Boldness is thus what I am encouraging. I am not encouraging pride, naturally; we must always be humble. St. Paul indeed was humble, and again, recognized through prayer when he should act, and when he should not, and always ascribed his failings to himself, and his successes to Jesus Christ. But he did not hold back from action when he felt God’s call. Let us search through our soul for those areas that are places of irrational fear. Let us shine light on them, and address them. In prayer, let us ask Christ for help! If we are married, let us share our burden with our spouse! If we are Orthodox, let us confess our sins, both in our private prayers, and through the ministry of our local priest in confession! Then we will have no need to create gimmicks for our resolutions, but instead we will feel empowered by God’s grace to make the choices we need to make, out of genuine desire. When we desire something greatly, we succeed, without charts, the carrot and the stick, and other temporal devices (I am not saying not to use them if they are useful, but am addressing the true root of success).
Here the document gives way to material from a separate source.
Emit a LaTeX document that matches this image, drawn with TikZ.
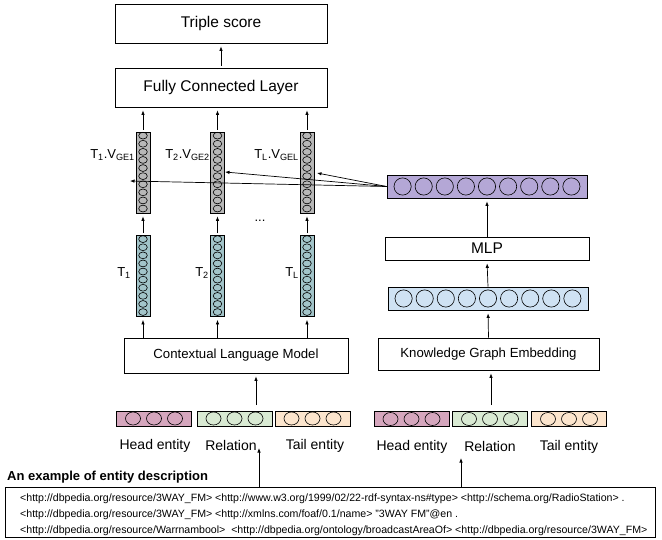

One of the troparia of the Canon of the Nativity contains this line: “being well content, out of fear, to be silent would be easier, since silence hath no danger.” But it is a perceived lack of danger in being silent, and a perceived danger to act, when in reality, the true spiritual danger is in not doing anything. This year, let us not resolve to do a few mundane things, but rather to look deep in to our souls, and address the fears that remain there. With God’s help, we will be victorious!